-- start INFORMATION PROVIDED --
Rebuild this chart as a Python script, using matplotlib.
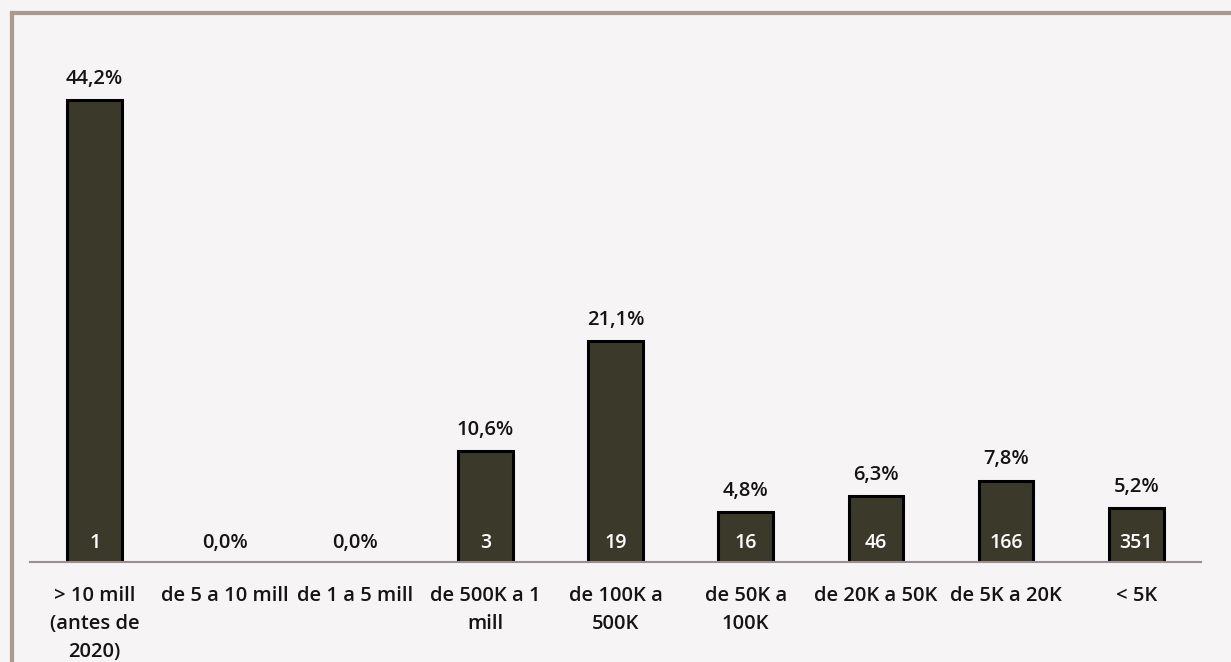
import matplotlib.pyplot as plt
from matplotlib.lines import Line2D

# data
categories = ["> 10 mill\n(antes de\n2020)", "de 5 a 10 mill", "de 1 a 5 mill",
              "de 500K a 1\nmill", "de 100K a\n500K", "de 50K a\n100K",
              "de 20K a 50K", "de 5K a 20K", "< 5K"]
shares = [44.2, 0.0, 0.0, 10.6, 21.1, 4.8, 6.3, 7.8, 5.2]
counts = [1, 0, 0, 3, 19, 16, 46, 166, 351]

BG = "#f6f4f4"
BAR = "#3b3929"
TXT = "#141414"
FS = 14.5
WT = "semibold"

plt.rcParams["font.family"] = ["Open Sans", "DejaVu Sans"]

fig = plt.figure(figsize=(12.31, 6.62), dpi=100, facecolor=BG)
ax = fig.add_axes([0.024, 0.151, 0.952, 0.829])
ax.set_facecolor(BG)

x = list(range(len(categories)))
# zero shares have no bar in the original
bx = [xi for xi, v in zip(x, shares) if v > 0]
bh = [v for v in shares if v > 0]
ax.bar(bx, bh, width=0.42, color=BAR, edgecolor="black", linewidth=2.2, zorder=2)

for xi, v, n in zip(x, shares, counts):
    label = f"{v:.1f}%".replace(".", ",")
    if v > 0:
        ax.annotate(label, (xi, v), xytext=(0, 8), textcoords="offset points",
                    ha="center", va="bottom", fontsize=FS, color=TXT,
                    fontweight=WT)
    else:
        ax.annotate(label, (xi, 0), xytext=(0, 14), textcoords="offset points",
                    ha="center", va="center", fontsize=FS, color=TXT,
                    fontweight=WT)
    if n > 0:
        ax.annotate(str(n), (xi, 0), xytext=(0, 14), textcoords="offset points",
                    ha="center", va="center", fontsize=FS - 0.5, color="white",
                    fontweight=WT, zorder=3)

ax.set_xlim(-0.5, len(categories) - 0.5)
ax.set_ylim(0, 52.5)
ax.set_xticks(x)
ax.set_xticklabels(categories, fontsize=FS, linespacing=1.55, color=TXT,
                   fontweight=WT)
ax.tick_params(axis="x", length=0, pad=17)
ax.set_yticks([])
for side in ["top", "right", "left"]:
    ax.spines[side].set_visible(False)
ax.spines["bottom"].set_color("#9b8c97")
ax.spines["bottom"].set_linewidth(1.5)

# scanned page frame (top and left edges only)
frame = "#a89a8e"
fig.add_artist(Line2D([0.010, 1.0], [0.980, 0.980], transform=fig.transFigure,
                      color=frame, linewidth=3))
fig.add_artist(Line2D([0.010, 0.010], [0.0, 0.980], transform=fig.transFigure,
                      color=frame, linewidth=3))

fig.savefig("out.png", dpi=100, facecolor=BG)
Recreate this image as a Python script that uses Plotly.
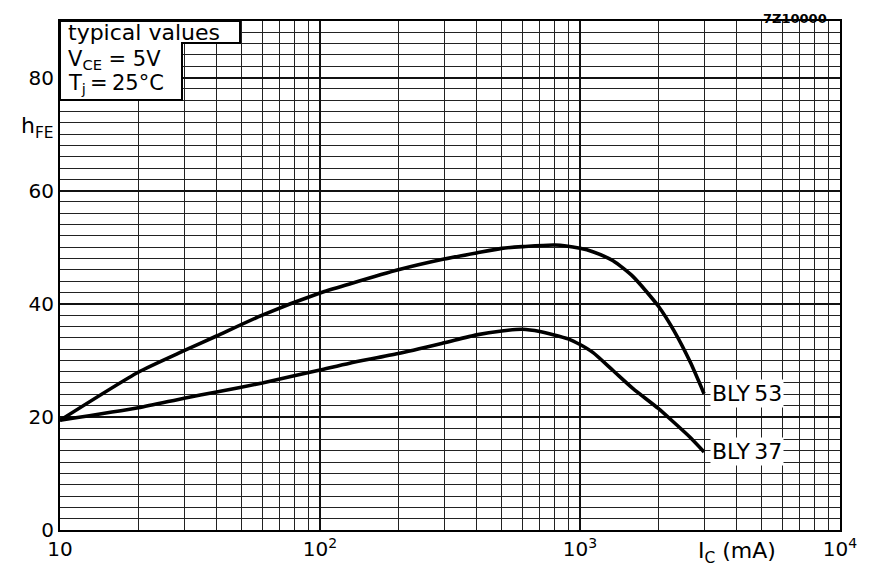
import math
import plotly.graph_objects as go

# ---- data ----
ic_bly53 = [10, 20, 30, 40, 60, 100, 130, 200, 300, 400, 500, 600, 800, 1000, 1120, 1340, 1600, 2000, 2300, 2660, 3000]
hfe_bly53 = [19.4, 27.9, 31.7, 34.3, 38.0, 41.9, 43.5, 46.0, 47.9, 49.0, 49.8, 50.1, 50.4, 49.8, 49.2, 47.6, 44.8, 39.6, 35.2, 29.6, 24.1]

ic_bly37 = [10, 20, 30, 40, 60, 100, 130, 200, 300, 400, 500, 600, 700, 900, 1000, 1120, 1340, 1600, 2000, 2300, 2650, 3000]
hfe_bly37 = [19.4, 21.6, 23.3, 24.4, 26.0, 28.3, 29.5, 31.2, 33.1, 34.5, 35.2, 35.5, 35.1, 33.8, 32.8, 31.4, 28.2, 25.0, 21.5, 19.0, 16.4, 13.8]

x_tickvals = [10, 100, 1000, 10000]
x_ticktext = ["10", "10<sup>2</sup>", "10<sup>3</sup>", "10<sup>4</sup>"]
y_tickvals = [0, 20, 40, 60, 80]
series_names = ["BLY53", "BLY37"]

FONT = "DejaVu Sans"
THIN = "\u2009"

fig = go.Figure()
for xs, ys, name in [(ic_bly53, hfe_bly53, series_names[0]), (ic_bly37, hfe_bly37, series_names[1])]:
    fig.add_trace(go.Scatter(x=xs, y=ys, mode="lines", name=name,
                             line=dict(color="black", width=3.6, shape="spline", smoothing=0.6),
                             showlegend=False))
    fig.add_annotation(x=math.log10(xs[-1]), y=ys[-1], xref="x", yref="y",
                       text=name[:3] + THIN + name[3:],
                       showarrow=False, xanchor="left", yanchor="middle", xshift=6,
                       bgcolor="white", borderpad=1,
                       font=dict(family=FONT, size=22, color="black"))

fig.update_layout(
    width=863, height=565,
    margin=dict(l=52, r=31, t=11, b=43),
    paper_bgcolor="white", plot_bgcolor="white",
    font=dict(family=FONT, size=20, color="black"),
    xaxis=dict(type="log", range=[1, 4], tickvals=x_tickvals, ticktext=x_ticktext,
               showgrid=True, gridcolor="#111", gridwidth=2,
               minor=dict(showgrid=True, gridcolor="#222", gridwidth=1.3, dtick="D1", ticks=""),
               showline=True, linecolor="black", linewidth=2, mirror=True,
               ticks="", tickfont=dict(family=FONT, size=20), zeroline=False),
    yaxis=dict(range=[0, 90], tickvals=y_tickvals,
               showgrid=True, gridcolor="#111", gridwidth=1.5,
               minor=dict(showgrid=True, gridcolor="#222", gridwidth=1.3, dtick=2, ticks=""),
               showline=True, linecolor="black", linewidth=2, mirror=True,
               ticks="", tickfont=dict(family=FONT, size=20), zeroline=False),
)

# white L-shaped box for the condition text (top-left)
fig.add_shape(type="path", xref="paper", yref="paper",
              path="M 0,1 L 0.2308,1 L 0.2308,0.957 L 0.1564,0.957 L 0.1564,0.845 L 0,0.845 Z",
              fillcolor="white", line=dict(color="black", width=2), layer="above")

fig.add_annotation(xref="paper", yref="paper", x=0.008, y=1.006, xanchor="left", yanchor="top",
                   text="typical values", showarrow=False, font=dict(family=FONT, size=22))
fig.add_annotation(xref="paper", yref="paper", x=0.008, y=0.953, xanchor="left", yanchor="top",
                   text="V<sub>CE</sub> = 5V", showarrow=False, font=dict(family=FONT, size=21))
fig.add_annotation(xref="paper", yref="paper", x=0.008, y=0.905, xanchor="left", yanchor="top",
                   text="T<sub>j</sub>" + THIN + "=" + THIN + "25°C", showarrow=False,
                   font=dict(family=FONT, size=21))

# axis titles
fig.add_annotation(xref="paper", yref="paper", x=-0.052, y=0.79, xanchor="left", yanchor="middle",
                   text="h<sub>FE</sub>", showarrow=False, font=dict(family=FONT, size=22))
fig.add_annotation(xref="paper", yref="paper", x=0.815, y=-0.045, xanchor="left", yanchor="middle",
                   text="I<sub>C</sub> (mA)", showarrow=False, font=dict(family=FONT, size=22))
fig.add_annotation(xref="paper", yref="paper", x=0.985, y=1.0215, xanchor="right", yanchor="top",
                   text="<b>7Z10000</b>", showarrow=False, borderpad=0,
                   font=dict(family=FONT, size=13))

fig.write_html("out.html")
-- end INFORMATION PROVIDED --
• _WORK TO DO_:
Copy out each line in the preceding records that contains "script".

• _EXPECTED ANSWER_:
Rebuild this chart as a Python script, using matplotlib.
Recreate this image as a Python script that uses Plotly.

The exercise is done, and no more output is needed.